En otras palabras, no importó que se torcieran los
protocolos legales, porque lo importante eran los datos en la aceptación de las
políticas gubernamentales y la popularidad de los gobernantes.
Por eso no fue de extrañar que quien fuera señalado como
autor del montaje fuera premiado posteriormente, nada menos que con la
secretaría de Seguridad Pública, una institución destinada a estar en el ojo de
la opinión pública durante todo el sexenio de Calderón, a partir de la decisión
estratégica respecto al combate a la delincuencia organizada.
Lo vivimos todo el sexenio pasado. Desde el despliegue espectacular de fuerzas
del orden en cada estado, hasta las telenovelas con héroes policiacos o
militares, pasando por el show en las capturas de capos y armamento y hasta los
espectaculares sobre las paredes de las instituciones encargadas de la
seguridad.
En ese sentido, lo relevante –en términos de política
postmoderna mal entendida- era la percepción de que había un Presidente
“valiente”, que se había decidido a enfrentar a los “malosos” y que no
claudicaría (ni escucharía consejos) en el intento. Esa percepción funcionó muy
bien en los primeros años, después se fue diluyendo, pero nunca dejó de ser
mayoritaria. Al parecer, eso importaba más que los resultados reales, porque
generaba réditos políticos (se vio que más aparentes que reales).
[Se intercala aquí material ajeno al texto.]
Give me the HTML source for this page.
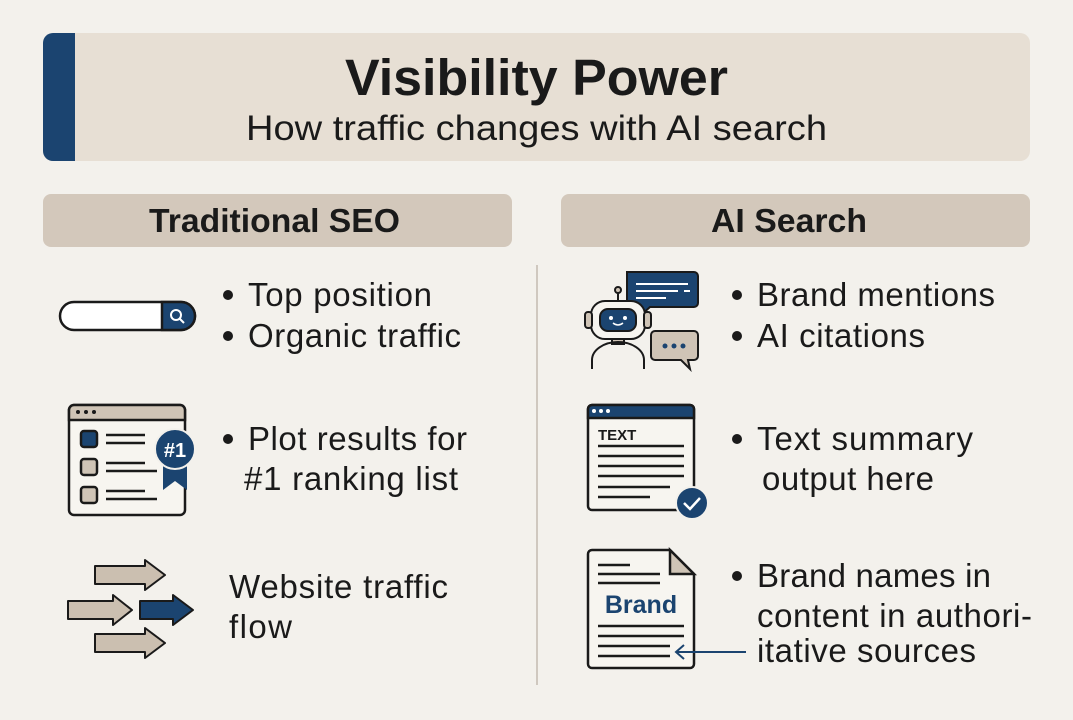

Inmerso en el regusto hacia la percepción de “duro”,
Calderón se enfrascó, en el caso Cassez, con un político todavía más postmoderno
y vacío, Nicolas Sarkozy, que utilizó el asunto para posicionarse ante sus
electores como un defensor de los franceses de ultramar maltratados en el
tercer mundo.
Las reuniones que sostuvieron los dos ex mandatarios fueron
una feria de vanidades y de propaganda. Cada quien apelaba a su electorado
potencial, en sus respectivos países, y ninguno tenía el menor interés en
resolver el diferendo. Era demasiado redituable.
Pasó el tiempo, ambos mandatarios dejaron el poder. Vino la
revisión de la Suprema Corte de Justicia de la Nación, cuyos miembros
coincidieron en que a Florence Cassez no se le otorgó el beneficio del debido
proceso, pero se dividieron respecto a los alcances del mismo. Al final, fue
liberada no porque se le supusiera inocente, sino por las graves fallas
procedimentales.
La gran mayoría de la sociedad mexicana repudia esa
liberación, según dicen las encuestas. No por ilegal. No porque no supieran del
montaje. Simplemente es por la creencia general de que Cassez es culpable –y me
incluyo en esta creencia-. Pero no es con creencias -medibles en la opinión
pública- como se hace justicia en un estado de derecho. Es con leyes
correctamente aplicadas, que es, opino, lo que está tratando de enmendar la
SCJN. Por eso tiendo a coincidir con Mexico SOS, cuando dice que “a la
ciudadanía no le corresponde determinar la culpabilidad o inocencia de
procesados o presuntos culpables, sino exigir al sistema judicial procesos
efectivos…”.
Ahí no acaba la cosa. El actual presidente francés, Francois
Hollande, sigue poniéndole fuego a la hoguera de las vanidades, al recibir a
Cassez como si fuera una heroína (y la cínica verdad, creo que el mandatario no
está seguro de su inocencia). Y le da palomita a México de democracia bien
portada. Todo sea por la popularidad, aunque queme.
Me pregunto si seguiremos viendo cómo se hace política,
mucha política, pero más postmoderna.